Let's start off by analyzing each algorithm independently and seeing if we can determine in what cases they will run in linear time.
First, let's look at counting sort. The algorithm works as follows:
- Find the largest integer to be sorted.
- Create an array with one slot per integer to sort.
- Iterate across the main array, updating the second array with the frequencies of each element.
- Construct the sorted array by filling in the output array with the appropriate number of copies of each element.
The first step can be done in time O(n) by iterating over the main array. Let's suppose that the largest value in the array is U. In that case, step two takes time O(U), since we have to zero out the array elements. The third step takes time O(n). The final step then takes time O(n + U), since we visit each element of the frequencies array exactly once (O(U)) and make a total of n writes to the output array O(n). This means that the total runtime is O(n + U). Note that this depends both on the total number of elements that need to be sorted (larger arrays take longer to sort) and the sizes of the elements in the array (bigger numbers will require proportionally more runtime).
If we want this runtime to be O(n), we need to require that U = O(n). That way, we would have that O(n + U) = O(n + n) = O(n). This means that you need to have the size of the largest element in the array be growing at about the same rate that the length of the array is increasing. For example, if you're guaranteed that all elements in the array are in the range 1 .. n, then counting sort will take time O(n) to complete. It doesn't matter how those elements are distributed within that range.

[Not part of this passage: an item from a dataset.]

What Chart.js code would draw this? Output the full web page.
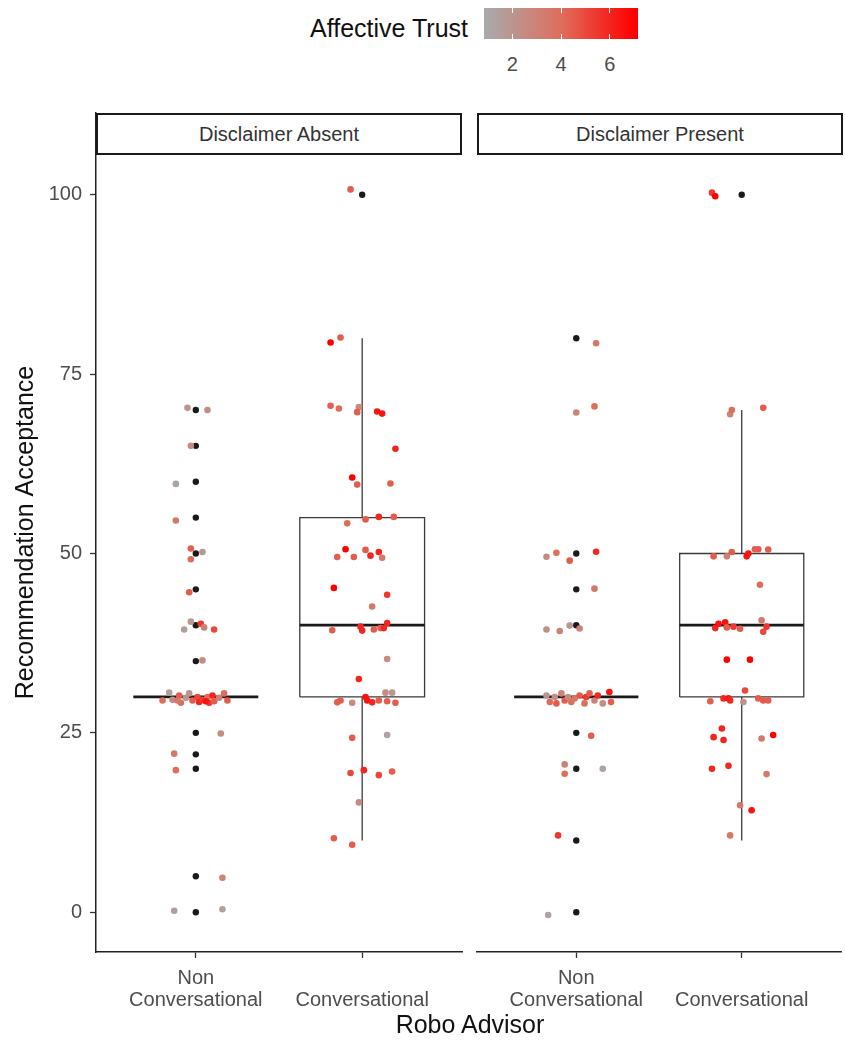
<!DOCTYPE html>
<html>
<head>
<meta charset="utf-8">
<script src="https://cdn.jsdelivr.net/npm/chart.js@4.4.1/dist/chart.umd.min.js"></script>
<style>
  body { margin: 0; background: #fff; font-family: "Liberation Sans", Arial, sans-serif; }
  #wrap { position: relative; width: 845px; height: 1044px; overflow: hidden; }
  canvas { position: absolute; }
  .strip { position: absolute; top: 113px; height: 42px; box-sizing: border-box; border: 2px solid #1a1a1a;
           background: #fff; text-align: center; line-height: 38px; font-size: 20px; color: #333; z-index: 2; }
  .txt { position: absolute; white-space: nowrap; }
</style>
</head>
<body>
<div id="wrap">
  <div class="txt" id="legendTitle" style="right:377px; top:13px; font-size:25px; line-height:30px; color:#111;">Affective Trust</div>
  <div id="colorbar" style="position:absolute; left:484px; top:8px; width:154px; height:31px;"></div>
  <canvas id="left" width="470" height="907" style="left:0; top:108px;"></canvas>
  <canvas id="right" width="375" height="907" style="left:470px; top:108px;"></canvas>
  <div class="strip" id="strip0" style="left:96px; width:366px;"></div>
  <div class="strip" id="strip1" style="left:477px; width:366px;"></div>
  <div class="txt" style="left:0; width:940px; text-align:center; top:1009px; font-size:25px; line-height:30px; color:#111;">Robo Advisor</div>
</div>
<script>
// facets and categories
const facets = ['Disclaimer Absent', 'Disclaimer Present'];
const advisorLabels = [['Non', 'Conversational'], ['', 'Conversational']];
const yTicks = [0, 25, 50, 75, 100];
const trustTicks = [2, 4, 6];
const trustRange = [1, 7];

// boxplot stats: [lower whisker, q1, median, q3, upper whisker] for Non / Conversational
const boxAbsent = [[30, 30, 30, 30, 30], [10, 30, 40, 55, 80]];
const boxPresent = [[30, 30, 30, 30, 30], [10, 30, 40, 50, 70]];

// boxplot outliers (black)
const outAbsentNon = [70, 65, 60, 55, 50, 45, 40, 35, 25, 22, 20, 5, 0];
const outAbsentConv = [100];
const outPresentNon = [80, 50, 45, 40, 25, 20, 10, 0];
const outPresentConv = [100];

// jittered responses: value, horizontal jitter (category units), affective trust
const absentNonY = [70.3, 70.0, 65.0, 59.7, 54.6, 50.7, 50.2, 49.2, 44.6, 40.5, 39.4, 40.2, 39.7, 39.4, 35.1,
  29.5, 30.6, 29.6, 30.2, 29.2, 29.9, 30.5, 29.5, 30.0, 29.3, 29.6, 30.0, 29.2, 30.2, 29.4, 29.9, 30.5, 29.5, 29.5, 29.4,
  24.9, 22.1, 19.8, 4.8, 0.2, 0.4];
const absentNonDx = [-0.05, 0.07, -0.03, -0.12, -0.12, -0.03, 0.04, -0.03, -0.04, -0.03, -0.07, 0.03, 0.05, 0.11, 0.04,
  -0.20, -0.16, -0.14, -0.10, -0.09, -0.06, -0.04, -0.02, 0.01, 0.02, 0.04, 0.07, 0.08, 0.10, 0.11, 0.14, 0.17, 0.19, -0.11, 0.06,
  0.15, -0.13, -0.12, 0.16, -0.13, 0.16];
const absentNonTrust = [2.0, 2.5, 2.5, 1.3, 3.5, 4.5, 2.0, 4.0, 4.5, 1.8, 1.5, 5.5, 3.0, 5.0, 2.5,
  4.0, 1.5, 2.5, 4.5, 4.0, 2.0, 2.0, 4.5, 5.0, 6.0, 5.5, 4.0, 5.5, 6.0, 4.5, 3.0, 4.0, 4.5, 3.5, 6.5,
  2.5, 3.5, 4.0, 3.0, 1.5, 1.5];

const absentConvY = [100.75, 79.4, 80.1, 70.6, 70.2, 70.4, 69.7, 69.8, 69.5, 64.6,
  60.6, 59.6, 59.75, 54.75, 55.1, 55.1, 54.2, 50.6, 49.5, 49.5,
  50.5, 49.7, 50.2, 49.4, 45.2, 44.25, 42.6, 39.3, 39.8, 39.25,
  39.4, 39.6, 39.6, 40.3, 35.3, 32.5, 29.25, 29.5, 29.2, 30.0,
  29.5, 29.25, 29.5, 30.6, 30.6, 29.4, 29.2, 24.3, 24.7, 19.4,
  19.8, 19.1, 19.6, 15.3, 10.3, 9.4];
const absentConvDx = [-0.07, -0.19, -0.13, -0.19, -0.14, -0.02, -0.03, 0.09, 0.12, 0.20,
  -0.06, -0.03, 0.17, 0.02, 0.10, 0.19, -0.09, -0.10, -0.15, -0.05,
  0.02, 0.05, 0.10, 0.12, -0.17, 0.15, 0.06, -0.18, -0.01, 0.00,
  0.07, 0.11, 0.13, 0.15, 0.15, -0.02, -0.15, -0.13, -0.06, 0.02,
  0.03, 0.06, 0.10, 0.14, 0.18, 0.15, 0.20, -0.06, 0.15, -0.07,
  0.01, 0.10, 0.18, -0.02, -0.17, -0.06];
const absentConvTrust = [4.5, 7, 4.5, 4.5, 4.0, 2.5, 4.5, 6.5, 6.5, 6.0,
  7, 4.5, 4.5, 4.5, 6.0, 4.5, 4.0, 7, 4.5, 4.5,
  4.5, 6.0, 6.0, 3.5, 7, 5.5, 3.5, 4.5, 6.0, 6.0,
  4.5, 4.5, 6.0, 6.0, 2.5, 6.0, 4.5, 4.5, 2.5, 6.5,
  6.5, 6.0, 4.5, 2.5, 2.0, 4.5, 4.5, 4.5, 1.3, 5.0,
  6.0, 5.0, 4.5, 2.5, 4.5, 4.5];

const presentNonY = [79.3, 69.65, 70.5, 49.55, 50.1, 49.0, 50.25, 45.1, 39.4, 39.2, 39.95, 39.55,
  30.2, 29.3, 30.0, 29.1, 30.5, 29.5, 30.0, 29.3, 29.8, 30.2, 29.1, 30.0, 30.5, 29.5, 30.2, 29.1, 30.7, 29.3,
  24.6, 20.6, 19.3, 20.0, 10.7, -0.4];
const presentNonDx = [0.12, 0.00, 0.11, -0.18, -0.12, -0.04, 0.12, 0.11, -0.18, -0.10, -0.04, 0.02,
  -0.18, -0.16, -0.13, -0.12, -0.09, -0.07, -0.05, -0.03, -0.01, 0.02, 0.05, 0.06, 0.08, 0.11, 0.13, 0.16, 0.20, 0.21,
  0.09, -0.07, -0.07, 0.16, -0.11, -0.17];
const presentNonTrust = [3.5, 3.0, 4.0, 2.5, 4.0, 4.5, 6.0, 3.5, 2.5, 3.0, 2.0, 3.0,
  2.0, 4.0, 2.5, 4.5, 3.0, 4.5, 2.5, 4.0, 3.5, 4.5, 4.0, 5.5, 4.5, 3.0, 6.0, 2.5, 6.5, 4.5,
  4.5, 3.0, 4.0, 1.3, 5.5, 1.3];

const presentConvY = [100.3, 99.8, 69.4, 70.0, 70.3, 49.6, 49.6, 50.2, 49.6, 50.0,
  50.6, 50.6, 50.55, 45.65, 39.6, 40.2, 40.4, 39.7, 39.8, 39.5,
  40.7, 39.1, 39.8, 35.2, 35.2, 30.9, 29.4, 29.8, 29.8, 29.5,
  29.3, 29.8, 29.5, 29.5, 25.6, 24.4, 24.0, 24.2, 24.7, 20.0,
  20.4, 19.25, 14.9, 14.2, 10.7];
const presentConvDx = [-0.18, -0.16, -0.07, -0.06, 0.13, -0.17, -0.09, -0.06, 0.03, 0.04,
  0.08, 0.10, 0.16, 0.11, -0.16, -0.14, -0.10, -0.09, -0.05, -0.01,
  0.12, 0.13, 0.15, -0.09, 0.05, 0.02, -0.19, -0.11, -0.08, -0.07,
  0.01, 0.10, 0.13, 0.16, -0.12, -0.17, -0.11, 0.12, 0.19, -0.18,
  -0.08, 0.15, -0.01, 0.06, -0.07];
const presentConvTrust = [5.5, 7, 3.0, 4.0, 4.5, 4.5, 3.0, 4.5, 6.5, 6.5,
  4.5, 4.5, 4.5, 4.0, 6.0, 6.5, 6.5, 4.5, 5.5, 4.5,
  3.5, 5.0, 5.5, 7, 7, 5.0, 4.5, 6.0, 6.5, 6.0,
  2.0, 4.5, 4.5, 4.5, 6.0, 6.0, 6.0, 3.5, 7, 6.0,
  6.0, 3.5, 3.5, 6.5, 3.5];

// colour scale (grey -> red), stops
const trustStops = [[1, [169, 169, 169]], [4, [222, 110, 92]], [7, [255, 0, 0]]];
function trustColor(t) {
  for (let i = 1; i < trustStops.length; i++) {
    const [t0, c0] = trustStops[i - 1], [t1, c1] = trustStops[i];
    if (t <= t1 || i == trustStops.length - 1) {
      const f = Math.min(1, Math.max(0, (t - t0) / (t1 - t0)));
      return 'rgb(' + c0.map((c, k) => Math.round(c + (c1[k] - c) * f)).join(',') + ')';
    }
  }
}

Chart.defaults.font.family = '"Liberation Sans", Arial, sans-serif';

const BOX_HALF = 0.375;
const seg = (pts, width, color, order) => ({
  data: pts, showLine: true, borderColor: color, borderWidth: width,
  pointRadius: 0, fill: false, tension: 0, order: order
});

function facetDatasets(box, groups) {
  const ds = [];
  box.forEach((b, i) => {
    const x = i + 1;
    ds.push(seg([{x: x - BOX_HALF, y: b[1]}, {x: x + BOX_HALF, y: b[1]}, {x: x + BOX_HALF, y: b[3]},
                 {x: x - BOX_HALF, y: b[3]}, {x: x - BOX_HALF, y: b[1]}], 1.3, '#3a3a3a', 4));
    ds.push(seg([{x: x, y: b[0]}, {x: x, y: b[1]}], 1.3, '#3a3a3a', 4));
    ds.push(seg([{x: x, y: b[3]}, {x: x, y: b[4]}], 1.3, '#3a3a3a', 4));
    ds.push(seg([{x: x - BOX_HALF, y: b[2]}, {x: x + BOX_HALF, y: b[2]}], 2.8, '#1a1a1a', 3));
  });
  groups.forEach((g, i) => {
    ds.push({ data: g.out.map(v => ({x: i + 1, y: v})), backgroundColor: '#1a1a1a',
              pointRadius: 3.2, borderWidth: 0, order: 2 });
    ds.push({ data: g.y.map((v, k) => ({x: i + 1 + g.dx[k], y: v})), backgroundColor: g.trust.map(trustColor),
              pointRadius: 3.3, borderWidth: 0, order: 1 });
  });
  return ds;
}

function makeChart(id, datasets, showY, padding) {
  return new Chart(document.getElementById(id), {
    type: 'scatter',
    data: { datasets: datasets },
    options: {
      responsive: false, animation: false, events: [],
      layout: { padding: padding },
      plugins: { legend: { display: false }, tooltip: { enabled: false } },
      scales: {
        x: {
          type: 'linear', min: 0.4, max: 2.6,
          afterBuildTicks: s => { s.ticks = [{value: 1}, {value: 2}]; },
          afterFit: s => { s.height = 63; s.paddingLeft = 0; s.paddingRight = 0; },
          ticks: { callback: (v, i) => advisorLabels[i], font: { size: 20, lineHeight: 1.1 }, color: '#4d4d4d',
                   padding: 9, maxRotation: 0, autoSkip: false },
          grid: { drawOnChartArea: false, tickLength: 6, tickColor: '#333', tickWidth: 1.3 },
          border: { color: '#222', width: 1.5 }
        },
        y: {
          display: showY, min: -5.55, max: 111.4,
          afterBuildTicks: s => { s.ticks = yTicks.map(v => ({value: v})); },
          afterFit: s => { s.width = showY ? 96 : 0; s.paddingTop = 0; s.paddingBottom = 0; },
          ticks: { font: { size: 20 }, color: '#4d4d4d', padding: 8 },
          grid: { drawOnChartArea: false, tickLength: 6, tickColor: '#333', tickWidth: 1.3 },
          border: { color: '#222', width: 1.5 },
          title: { display: true, text: 'Recommendation Acceptance', font: { size: 25 }, color: '#111',
                   padding: { top: 11, bottom: 0 } }
        }
      }
    }
  });
}

makeChart('left', facetDatasets(boxAbsent, [
  { y: absentNonY, dx: absentNonDx, trust: absentNonTrust, out: outAbsentNon },
  { y: absentConvY, dx: absentConvDx, trust: absentConvTrust, out: outAbsentConv }
]), true, { left: 0, right: 8, top: 5, bottom: 0 });

makeChart('right', facetDatasets(boxPresent, [
  { y: presentNonY, dx: presentNonDx, trust: presentNonTrust, out: outPresentNon },
  { y: presentConvY, dx: presentConvDx, trust: presentConvTrust, out: outPresentConv }
]), false, { left: 7, right: 2, top: 5, bottom: 0 });

// strip labels
facets.forEach((f, i) => { document.getElementById('strip' + i).textContent = f; });

// colour bar legend (ticks sit on bin centres of a 20-bin bar)
const bar = document.getElementById('colorbar');
const barW = 154, half = barW / 40;
const pos = v => half + (v - trustRange[0]) / (trustRange[1] - trustRange[0]) * (barW - 2 * half);
const stops = [];
for (let t = trustRange[0]; t <= trustRange[1] + 1e-9; t += 0.5) {
  stops.push(trustColor(t) + ' ' + (pos(t) / barW * 100).toFixed(1) + '%');
}
bar.style.background = 'linear-gradient(to right, ' + stops.join(', ') + ')';
trustTicks.forEach(v => {
  const x = pos(v);
  ['top:0', 'bottom:0'].forEach(side => {
    const m = document.createElement('div');
    m.style.cssText = 'position:absolute;' + side + ';left:' + (x - 0.5) + 'px;width:1px;height:5px;background:#fff;';
    bar.appendChild(m);
  });
  const lab = document.createElement('div');
  lab.className = 'txt';
  lab.textContent = v;
  lab.style.cssText += 'left:' + (484 + x - 20) + 'px;width:40px;text-align:center;top:52px;font-size:20px;line-height:24px;color:#4d4d4d;';
  document.getElementById('wrap').appendChild(lab);
});
</script>
</body>
</html>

Radix sort essentially works by repeatedly doing a counting sort over and over again, once for each digit of the numbers in the array to sort. The key idea behind radix sort is to keep the value of U from the previous algorithm as low as possible. By picking some fixed base, the value of U is capped at some constant. For example, if you use binary radix sort and go one bit at a time, each element of the array to sort is, essentially, treated as either a 0 or as a 1. This means that each round of radix sort takes time O(n) to complete. The number of rounds required to sort the entire array is then given by the number of digits in the largest number in the array, which is Θ(log U). This means that the total runtime of the algorithm ends up being O(n log U). Note again that the runtime depends on the number of elements and on the size of the biggest element in the array.
The advantage this time is that log U grows much, much more slowly than U. For example, 2300 is about the total number of atoms in the universe, but lg (2300) = 300, which is quite small.
Some people will claim that log U is a constant on any fixed computer. On a 32-bit computer, all integers are 32-bits (unless you're using arbitrary-precision integer libraries, which we'll ignore for now), and on a 64-bit system all integers are 64 bits. In the first case, log U = 32, and in the second log U = 64. You could claim that for a fixed system, radix sort always takes linear time, since the runtime will be O(n). The constant varies from system to system, though. If you're more theoretically minded and want to be more precise, you could say that radix sort runs in linear time as long as log U = O(1), since that way O(n log U) = O(n). This means that if you have any constant upper bound on the number of bits in the number, you're guaranteed that radix sort will run in linear time.
The bucket sort algorithm is similar to radix sort, except that it distributes elements using the most significant digit rather than the least significant digit. This means that the analysis is pretty much the same as before - as long as log U = O(1), the algorithm runs in linear time.
Hope this helps!